Jaguar had knit her brow and studied her hands. "I understand the premise," she said. "See who you are. Be what you see."
The words surprised him. Ritual words. The words of the empath. He looked once more at her eyes and saw they were impenetrable. Empath, he thought. Practiced. Sure of her arts. She noticed his study of her, and she nodded at him. How much, he wondered, did she know about him?
"You'll have to get yourself back to school, then reapply. You have family who can help?"
She shook her head. "They were killed in the Serials."
Of course. Many of the people who applied for work on the Planetoids wanted to get away from the memory of that time. They'd lost families, friends, homes, and hope. For some, just the mention of Manhattan or Los Angeles brought on flashbacks. The larger cities in North America had been the hardest hit, and he assumed Jaguar came from one of them.
"New York?" he'd asked her.
"Manhattan," she replied.
His army unit had been in Manhattan, cleaning up the aftermath. Manhattan and Los Angeles had taken the worst of the devastation.
That may have been why he did what he did next. Compassion for survivors, and his knowledge that luck—nothing more—had kept him safe. He'd emerged from the Killing Times without personal loss, without injury or trauma.

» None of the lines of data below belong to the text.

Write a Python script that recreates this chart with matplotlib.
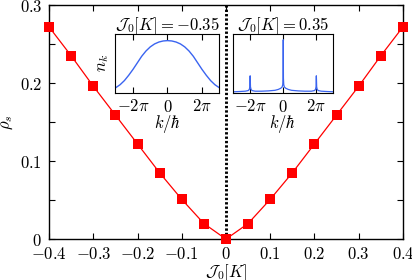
import numpy as np
import matplotlib
matplotlib.use('Agg')
import matplotlib.pyplot as plt

plt.rcParams['mathtext.fontset'] = 'cm'
plt.rcParams['font.family'] = ['serif']
plt.rcParams['font.serif'] = ['cmr10', 'DejaVu Serif']
plt.rcParams['axes.unicode_minus'] = False

# main curve: superfluid density vs J0
J0 = [-0.4, -0.35, -0.3, -0.25, -0.2, -0.15, -0.1, -0.05, 0.0,
      0.05, 0.1, 0.15, 0.2, 0.25, 0.3, 0.35, 0.4]
rho_s = [0.272, 0.235, 0.196, 0.159, 0.122, 0.085, 0.051, 0.020, 0.0,
         0.020, 0.051, 0.085, 0.122, 0.159, 0.196, 0.235, 0.272]

x_ticks = [-0.4, -0.3, -0.2, -0.1, 0.0, 0.1, 0.2, 0.3, 0.4]
x_labels = ['$-0.4$', '$-0.3$', '$-0.2$', '$-0.1$', '$0$', '$0.1$', '$0.2$', '$0.3$', '$0.4$']
y_ticks = [0.0, 0.1, 0.2, 0.3]
y_labels = ['$0$', '$0.1$', '$0.2$', '$0.3$']

# inset 1: J0 = -0.35, broad momentum distribution (k in units of pi)
k_left = [-3.0, -2.75, -2.5, -2.25, -2.0, -1.75, -1.5, -1.25, -1.0, -0.75, -0.5, -0.25, 0.0,
          0.25, 0.5, 0.75, 1.0, 1.25, 1.5, 1.75, 2.0, 2.25, 2.5, 2.75, 3.0]
n_left = [0.09, 0.14, 0.21, 0.30, 0.40, 0.51, 0.62, 0.71, 0.78, 0.83, 0.862, 0.88, 0.886,
          0.88, 0.862, 0.83, 0.78, 0.71, 0.62, 0.51, 0.40, 0.30, 0.21, 0.14, 0.09]

# inset 2: J0 = 0.35, sharp peaks at k = 0, +-2pi
k_right = [-3.0, -2.6, -2.3, -2.12, -2.05, -2.02, -2.0, -1.98, -1.95, -1.88, -1.7, -1.3,
           -0.9, -0.5, -0.3, -0.15, -0.07, -0.03, -0.01, 0.0,
           0.01, 0.03, 0.07, 0.15, 0.3, 0.5, 0.9, 1.3, 1.7, 1.88, 1.95, 1.98, 2.0,
           2.02, 2.05, 2.12, 2.3, 2.6, 3.0]
n_right = [0.02, 0.025, 0.03, 0.04, 0.06, 0.10, 0.29, 0.10, 0.06, 0.04, 0.03, 0.03,
           0.035, 0.045, 0.06, 0.08, 0.10, 0.14, 0.25, 0.90,
           0.25, 0.14, 0.10, 0.08, 0.06, 0.045, 0.035, 0.03, 0.03, 0.04, 0.06, 0.10, 0.29,
           0.10, 0.06, 0.04, 0.03, 0.025, 0.02]

inset_ticks = [-2, 0, 2]
inset_labels = [r'$-2\pi$', '$0$', r'$2\pi$']

fs = 12

fig = plt.figure(figsize=(4.12, 2.80), dpi=100)
ax = fig.add_axes([0.119, 0.146, 0.859, 0.836])

ax.axvline(0, color='black', linestyle=(0, (0.8, 0.7)), linewidth=2.1, zorder=1)
ax.plot(J0, rho_s, color='#ff0000', linewidth=0.9, marker='s', markersize=6.5,
        markeredgewidth=0, clip_on=False, zorder=3)

ax.set_xlim(-0.4, 0.4)
ax.set_ylim(0, 0.3)
ax.set_xticks(x_ticks)
ax.set_xticklabels(x_labels)
ax.set_yticks(y_ticks)
ax.set_yticklabels(y_labels)
ax.set_yticks([0.05, 0.15, 0.25], minor=True)
ax.tick_params(which='both', direction='in', top=True, right=True, labelsize=fs,
               length=4, width=0.8)
ax.tick_params(axis='x', pad=5)
ax.tick_params(axis='y', pad=5)
for s in ax.spines.values():
    s.set_linewidth(1.0)
ax.set_xlabel(r'$\mathcal{J}_0[K]$', fontsize=fs, labelpad=0)
ax.set_ylabel(r'$\rho_s$', fontsize=fs, labelpad=3)

blue = '#3a64f0'

ax1 = fig.add_axes([0.279, 0.668, 0.253, 0.211])
ax1.plot(k_left, n_left, color=blue, linewidth=1.0)
ax1.set_xlim(-3.05, 3.0)
ax1.set_ylim(0, 1)
ax1.set_xticks(inset_ticks)
ax1.set_xticklabels(inset_labels)
ax1.set_yticks([])
ax1.tick_params(direction='in', top=True, labelsize=fs, length=4, width=0.8, pad=4)
ax1.set_xlabel(r'$k/\hbar$', fontsize=fs, labelpad=-1)
ax1.set_ylabel(r'$n_k$', fontsize=fs, labelpad=3)
ax1.set_title(r'$\mathcal{J}_0[K] = -0.35$', fontsize=fs, pad=3)

ax2 = fig.add_axes([0.565, 0.668, 0.243, 0.211])
ax2.plot(k_right, n_right, color=blue, linewidth=0.9)
ax2.set_xlim(-3.05, 3.0)
ax2.set_ylim(0, 1)
ax2.set_xticks(inset_ticks)
ax2.set_xticklabels(inset_labels)
ax2.set_yticks([])
ax2.tick_params(direction='in', top=True, labelsize=fs, length=4, width=0.8, pad=4)
ax2.set_xlabel(r'$k/\hbar$', fontsize=fs, labelpad=-1)
ax2.set_title(r'$\mathcal{J}_0[K] = 0.35$', fontsize=fs, pad=3)

fig.savefig('out.png', dpi=100)
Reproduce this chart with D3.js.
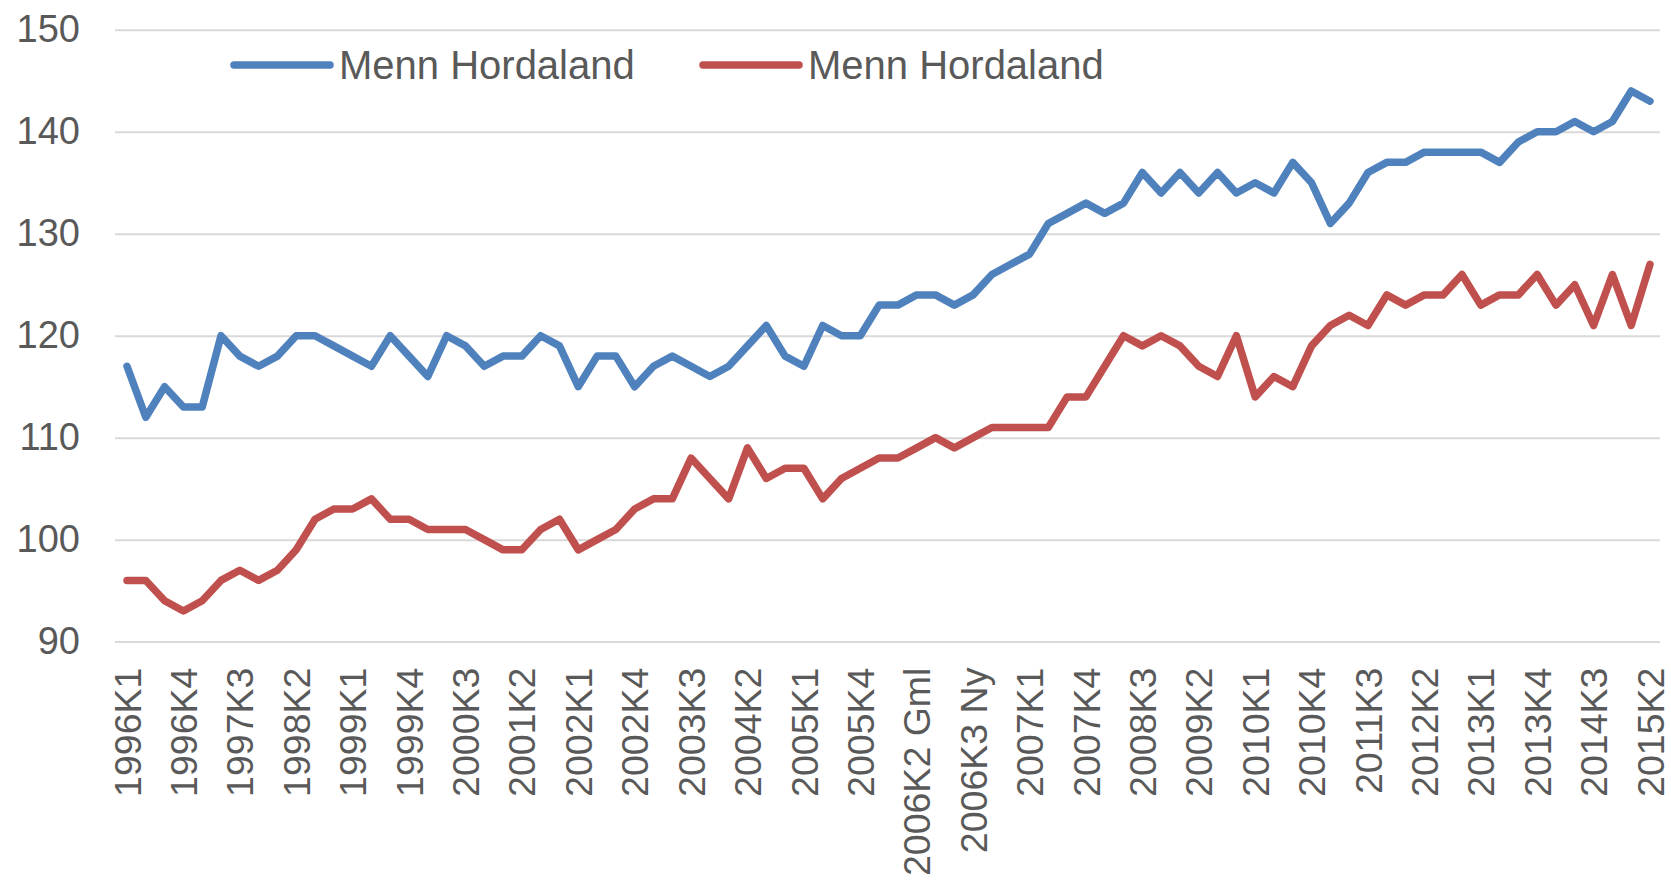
<!DOCTYPE html>
<html>
<head>
<meta charset="utf-8">
<script src="https://cdn.jsdelivr.net/npm/d3@7"></script>
<style>
  body { margin: 0; background: #fff; }
  svg { display: block; font-family: "Liberation Sans", Arial, sans-serif; }
</style>
</head>
<body>
<script>
// quarters, 2006 is split into old (Gml) and new (Ny) series
const quarters = [];
for (let y = 1996; y <= 2005; y++) for (let q = 1; q <= 4; q++) quarters.push(`${y}K${q}`);
for (let q = 1; q <= 4; q++) { quarters.push(`2006K${q} Gml`); quarters.push(`2006K${q} Ny`); }
for (let y = 2007; y <= 2015; y++) for (let q = 1; q <= 4; q++) if (!(y == 2015 && q > 2)) quarters.push(`${y}K${q}`);

const blueValues = [
  117, 112, 115, 113, 113, 120, 118, 117, 118, 120, 120, 119, 118, 117, 120,
  118, 116, 120, 119, 117, 118, 118, 120, 119, 115, 118, 118, 115, 117, 118,
  117, 116, 117, 119, 121, 118, 117, 121, 120, 120, 123, 123, 124, 124, 123,
  124, 126, 127, 128, 131, 132, 133, 132, 133, 136, 134, 136, 134, 136, 134,
  135, 134, 137, 135, 131, 133, 136, 137, 137, 138, 138, 138, 138, 137, 139,
  140, 140, 141, 140, 141, 144, 143
];
const redValues = [
  96, 96, 94, 93, 94, 96, 97, 96, 97, 99, 102, 103, 103, 104, 102,
  102, 101, 101, 101, 100, 99, 99, 101, 102, 99, 100, 101, 103, 104, 104,
  108, 106, 104, 109, 106, 107, 107, 104, 106, 107, 108, 108, 109, 110, 109,
  110, 111, 111, 111, 111, 114, 114, 117, 120, 119, 120, 119, 117, 116, 120,
  114, 116, 115, 119, 121, 122, 121, 124, 123, 124, 124, 126, 123, 124, 124,
  126, 123, 125, 121, 126, 121, 127
];
const seriesNames = ["Menn Hordaland", "Menn Hordaland"];
const seriesColors = ["#4f81bd", "#c0504d"];
const yTicks = [90, 100, 110, 120, 130, 140, 150];

const width = 1671, height = 882;
const gridLeft = 115, gridRight = 1660;

const svg = d3.select("body").append("svg")
  .attr("width", width)
  .attr("height", height);

const x = d3.scalePoint()
  .domain(quarters)
  .range([127, 1650]);

const y = d3.scaleLinear()
  .domain([90, 150])
  .range([641.6, 29.8]);

// y axis + gridlines
svg.append("g")
  .attr("transform", `translate(${gridLeft},0)`)
  .call(d3.axisLeft(y).tickValues(yTicks).tickSize(-(gridRight - gridLeft)).tickPadding(35))
  .call(g => g.select(".domain").remove())
  .call(g => g.selectAll("line").attr("stroke", "#d9d9d9").attr("stroke-width", 2))
  .call(g => g.selectAll("text").attr("fill", "#595959").style("font-size", "38px"));

// x axis, every third label
svg.append("g")
  .attr("transform", `translate(0,${y(90)})`)
  .call(d3.axisBottom(x).tickValues(quarters.filter((d, i) => i % 3 == 0)).tickSize(0))
  .call(g => g.select(".domain").remove())
  .selectAll("text")
    .attr("fill", "#595959")
    .style("font-size", "37.5px")
    .attr("transform", "rotate(-90)")
    .attr("x", -26)
    .attr("y", 0)
    .attr("dy", "0.35em")
    .style("text-anchor", "end");

const line = d3.line()
  .x((d, i) => x(quarters[i]))
  .y(d => y(d));

[blueValues, redValues].forEach((vals, k) => {
  svg.append("path")
    .datum(vals)
    .attr("fill", "none")
    .attr("stroke", seriesColors[k])
    .attr("stroke-width", 7.5)
    .attr("stroke-linejoin", "round")
    .attr("stroke-linecap", "round")
    .attr("d", line);
});

// legend
const legendX = [234, 703];
seriesNames.forEach((name, k) => {
  const g = svg.append("g").attr("transform", `translate(${legendX[k]},65)`);
  g.append("line")
    .attr("x1", 0).attr("x2", 96)
    .attr("stroke", seriesColors[k])
    .attr("stroke-width", 7.5)
    .attr("stroke-linecap", "round");
  g.append("text")
    .attr("x", 105)
    .attr("dy", "0.35em")
    .attr("fill", "#595959")
    .style("font-size", "40px")
    .text(name);
});
</script>
</body>
</html>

He had told her about various scholarship opportunities and sent her on her way. Then he called in some favors, found out where she had landed, and arranged to pay the remainder of her tuition without her knowing about it. When she graduated and was hired as a Teacher, he kept track of her. Her first assignment had been on Planetoid One, but she hadn't lasted long there. Planetoid One, the first of the prison colonies, was too confining for as undomesticated a creature as she was. When she was kicked off, he'd made arrangements to have her transferred to his zone instead of fired altogether. She still didn't know any of this. Not even now that she was Dr. Addams, under his supervision.